Yeah, ASUS router. Doing some Googling, it's possible to put some setting lower so it won't throw so many records. Worth a try!
I'm noticing that there's a certain MAC address that throws a bajillion errors every time it's "associated." It's not the Hubitat, though, and it's not currently connected anywhere so I'm not entirely sure what it is.
Hmm, maybe I need to look at our other Asus routers that we were using with their mesh system. Thanks for the hints.
Edit: Narrowing things down. Two MAC addresses appear to be associated in some way with the PetSafe Smart Feeder (that's the Shenzhen device). It threw a load of errors even opening the app on my phone. Completely reset the feeder and reconnected it to Wifi, haven't seen the same thing since. Also, noticed that the router firmware hadn't been updated in a while, and it was acting a little funny... manually updated to the latest stable release (which was last week incidentally) and errors within Hubitat don't seem to affect the router logs at all. So, long story short, might have just been a router problem. So TL;DR I think the "storm" concept is what was happening, thank you for showing me where and how to troubleshoot!

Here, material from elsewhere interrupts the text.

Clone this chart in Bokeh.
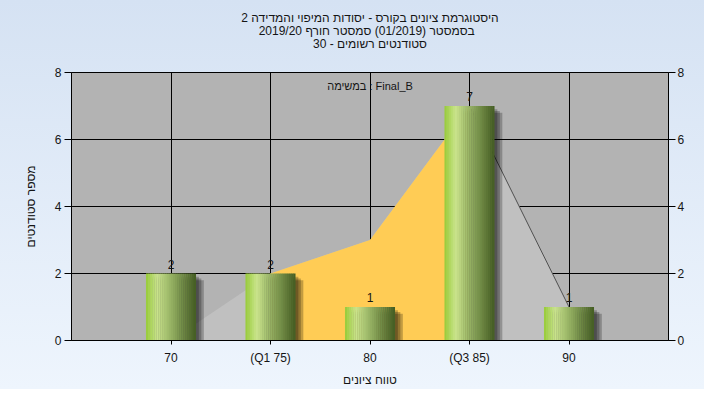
from bokeh.plotting import figure
from bokeh.models import Range1d, LinearAxis, FixedTicker, Label, Title
from bokeh.embed import file_html
from bokeh.resources import INLINE

# ---------------- data ----------------
categories = [1, 2, 3, 4, 5]
tick_labels = ["70", "(Q1 75)", "80", "(Q3 85)", "90"]
counts = [2, 2, 1, 7, 1]
curve = [0, 2, 3, 7, 1]
iqr_x = [2, 3, 4]
iqr_y = [2, 3, 7]
y_ticks = [0, 2, 4, 6, 8]
title_lines = [
    "היסטוגרמת ציונים בקורס - יסודות המיפוי והמדידה 2",
    "בסמסטר  (01/2019)  סמסטר חורף 2019/20",
    "סטודנטים רשומים - 30",
]
task_label = "במשימה : Final_B"
x_title = "טווח ציונים"
y_title = "מספר סטודנטים"

FONT = "Liberation Sans"
TXT = "#151515"

p = figure(width=704, height=389, x_range=Range1d(0, 6), y_range=Range1d(0, 8),
           output_backend="svg", toolbar_location=None,
           min_border_left=71, min_border_right=36, min_border_bottom=46, min_border_top=72)

p.styles = {"background": "linear-gradient(#d5e2f3, #eef5fd)"}
p.border_fill_alpha = 0
p.background_fill_color = "#b3b3b3"
p.outline_line_color = "black"
p.outline_line_width = 1

# title lines, stacked upward from the plot area (a blank spacer first)
p.add_layout(Title(text="\u00a0", standoff=7, text_font=FONT, text_font_size="12px",
                   text_font_style="normal"), "above")
for line in reversed(title_lines):
    p.add_layout(Title(text=line, align="center", offset=-9, standoff=-3,
                       text_font=FONT, text_font_size="12px", text_font_style="normal",
                       text_color=TXT), "above")

# grids
p.xgrid.ticker = FixedTicker(ticks=categories)
p.ygrid.ticker = FixedTicker(ticks=y_ticks)
for g in (p.xgrid, p.ygrid):
    g.grid_line_color = "black"
    g.grid_line_alpha = 1
    g.grid_line_width = 1

# axes
p.xaxis.ticker = FixedTicker(ticks=categories)
p.xaxis.major_label_overrides = {c: t for c, t in zip(categories, tick_labels)}
p.xaxis.axis_label = x_title
p.xaxis.major_tick_out = 4
p.xaxis.major_tick_in = 0
p.xaxis.major_label_standoff = 6
p.xaxis.axis_label_standoff = 5

p.yaxis.ticker = FixedTicker(ticks=y_ticks)
p.yaxis.axis_label = y_title
p.yaxis.major_tick_out = 7
p.yaxis.major_tick_in = 0
p.yaxis.major_label_standoff = 3
p.yaxis.axis_label_standoff = 14

ry = LinearAxis(ticker=FixedTicker(ticks=y_ticks))
ry.major_tick_out = 7
ry.major_tick_in = 0
ry.major_label_standoff = 2
p.add_layout(ry, "right")

for ax in [p.xaxis[0], p.yaxis[0], ry]:
    ax.minor_tick_line_color = None
    ax.axis_line_color = "black"
    ax.major_tick_line_color = "black"
    ax.major_label_text_font = FONT
    ax.major_label_text_font_size = "12px"
    ax.major_label_text_color = TXT
    ax.axis_label_text_font = FONT
    ax.axis_label_text_font_size = "12px"
    ax.axis_label_text_font_style = "normal"
    ax.axis_label_text_color = TXT

# areas
p.varea(x=categories, y1=[0] * len(categories), y2=curve, fill_color="#c0c0c0")
p.varea(x=iqr_x, y1=[0] * len(iqr_x), y2=iqr_y, fill_color="#ffcc55")
p.line(x=categories[3:], y=curve[3:], line_color="#505050", line_width=1)

# bar shadows
bw = 0.5
for k, a in enumerate([0.24, 0.24, 0.24]):
    dx = 0.03 + 0.025 * k
    p.vbar(x=[c + dx for c in categories], top=[v - 0.1 - 0.05 * k for v in counts],
           bottom=-1, width=bw, fill_color="black", fill_alpha=a, line_color=None)

# bar gradient strips
stops = [(0.0, (150, 203, 55)), (0.22, (202, 228, 140)), (0.5, (150, 178, 100)), (1.0, (68, 92, 34))]


def grad(t):
    for (t0, c0), (t1, c1) in zip(stops[:-1], stops[1:]):
        if t0 <= t <= t1:
            f = (t - t0) / (t1 - t0)
            return "#%02x%02x%02x" % tuple(int(round(a + (b - a) * f)) for a, b in zip(c0, c1))
    return "#%02x%02x%02x" % stops[-1][1]


N = 24
sw = bw / N
for i in range(N):
    off = -bw / 2 + (i + 0.5) * sw
    p.vbar(x=[c + off for c in categories], top=counts, width=sw * 1.15,
           fill_color=grad((i + 0.5) / N), line_color=None)

# value labels
p.text(x=categories, y=counts, text=[str(v) for v in counts], text_align="center",
       text_baseline="bottom", y_offset=-5, text_font_size="12px", text_color=TXT,
       text_font={"value": FONT})

p.add_layout(Label(x=3, y=7.6, text=task_label, text_align="center", text_baseline="middle",
                   text_font=FONT, text_font_size="11px", text_color=TXT))

open("out.html", "w").write(file_html(p, INLINE))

I think I disagree on the use of the network by Hubitat. While it may not be a factor in the OP's issue, the hub logs all events to the local net. I say this because when I use node Red to capture events they all come through the router. I believe the events are published whether something is listening or not, but I'm not positive.
The only way Node-Red would see events is if you have MakerAPI running and are subscribing to them through it, If you’re not running an external application, i.e. Node-Red, that is requesting services there is no traffic; even if you have MakerAPI installed, until you make a request, one time or subscription, it just sits there idle.